--- begin Data for this exercise ---

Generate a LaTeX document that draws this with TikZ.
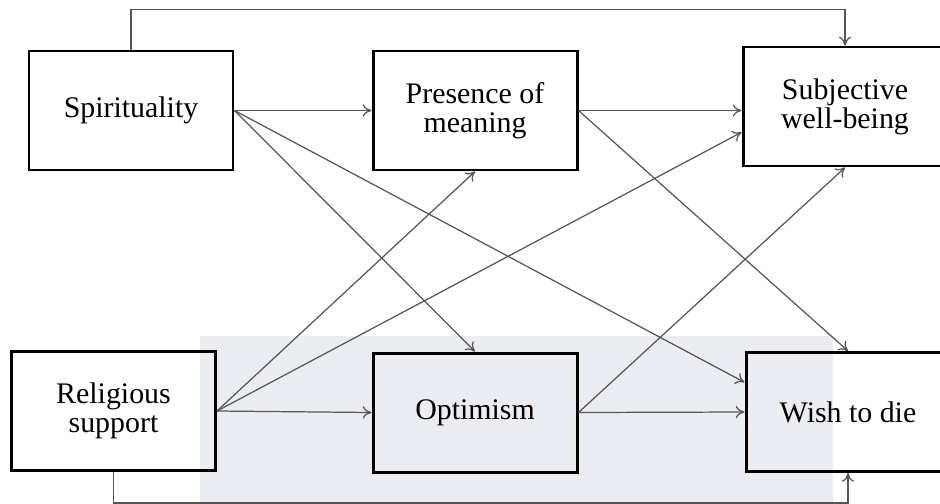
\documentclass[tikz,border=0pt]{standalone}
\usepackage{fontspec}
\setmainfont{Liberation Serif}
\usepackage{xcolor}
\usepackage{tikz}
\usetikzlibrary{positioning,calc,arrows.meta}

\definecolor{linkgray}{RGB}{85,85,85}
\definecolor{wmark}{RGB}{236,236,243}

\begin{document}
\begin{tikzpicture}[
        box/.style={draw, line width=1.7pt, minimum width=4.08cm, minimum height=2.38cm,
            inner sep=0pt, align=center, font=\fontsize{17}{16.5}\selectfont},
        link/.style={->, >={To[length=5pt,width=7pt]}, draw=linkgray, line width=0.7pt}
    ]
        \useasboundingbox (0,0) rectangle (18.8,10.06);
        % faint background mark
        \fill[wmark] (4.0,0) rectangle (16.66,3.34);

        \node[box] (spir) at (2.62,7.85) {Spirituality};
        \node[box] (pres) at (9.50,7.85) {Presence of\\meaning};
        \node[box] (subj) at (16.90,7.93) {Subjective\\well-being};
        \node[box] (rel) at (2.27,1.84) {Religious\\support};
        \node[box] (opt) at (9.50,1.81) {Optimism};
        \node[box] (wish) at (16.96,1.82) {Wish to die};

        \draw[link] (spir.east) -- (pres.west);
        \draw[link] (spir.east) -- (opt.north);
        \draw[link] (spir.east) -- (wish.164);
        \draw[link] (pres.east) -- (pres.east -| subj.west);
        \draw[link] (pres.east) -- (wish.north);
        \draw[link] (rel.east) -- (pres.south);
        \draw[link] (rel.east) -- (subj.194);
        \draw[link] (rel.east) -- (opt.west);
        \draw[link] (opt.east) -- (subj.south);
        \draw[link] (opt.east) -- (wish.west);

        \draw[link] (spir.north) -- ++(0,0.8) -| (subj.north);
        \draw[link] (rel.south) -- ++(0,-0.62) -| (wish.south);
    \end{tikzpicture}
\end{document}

--- end Data for this exercise ---
--- begin Data for this exercise ---

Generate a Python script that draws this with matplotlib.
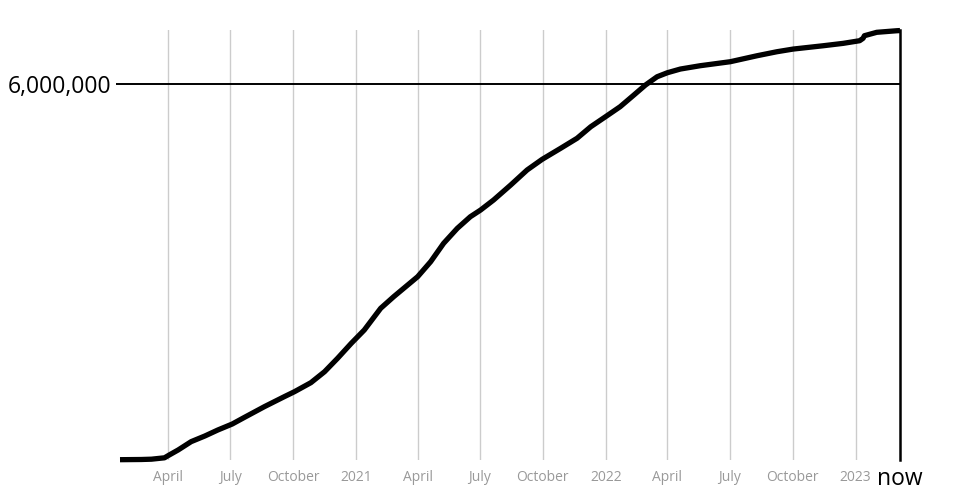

--- end Data for this exercise ---

Written request: Omit all pictures, then copy the lines between the ones holding "Generate a LaTeX" and "(wish) at (16.96,1.82)", inclusive.

Result:
Generate a LaTeX document that draws this with TikZ.
\documentclass[tikz,border=0pt]{standalone}
\usepackage{fontspec}
\setmainfont{Liberation Serif}
\usepackage{xcolor}
\usepackage{tikz}
\usetikzlibrary{positioning,calc,arrows.meta}

\definecolor{linkgray}{RGB}{85,85,85}
\definecolor{wmark}{RGB}{236,236,243}

\begin{document}
\begin{tikzpicture}[
        box/.style={draw, line width=1.7pt, minimum width=4.08cm, minimum height=2.38cm,
            inner sep=0pt, align=center, font=\fontsize{17}{16.5}\selectfont},
        link/.style={->, >={To[length=5pt,width=7pt]}, draw=linkgray, line width=0.7pt}
    ]
        \useasboundingbox (0,0) rectangle (18.8,10.06);
        % faint background mark
        \fill[wmark] (4.0,0) rectangle (16.66,3.34);

        \node[box] (spir) at (2.62,7.85) {Spirituality};
        \node[box] (pres) at (9.50,7.85) {Presence of\\meaning};
        \node[box] (subj) at (16.90,7.93) {Subjective\\well-being};
        \node[box] (rel) at (2.27,1.84) {Religious\\support};
        \node[box] (opt) at (9.50,1.81) {Optimism};
        \node[box] (wish) at (16.96,1.82) {Wish to die};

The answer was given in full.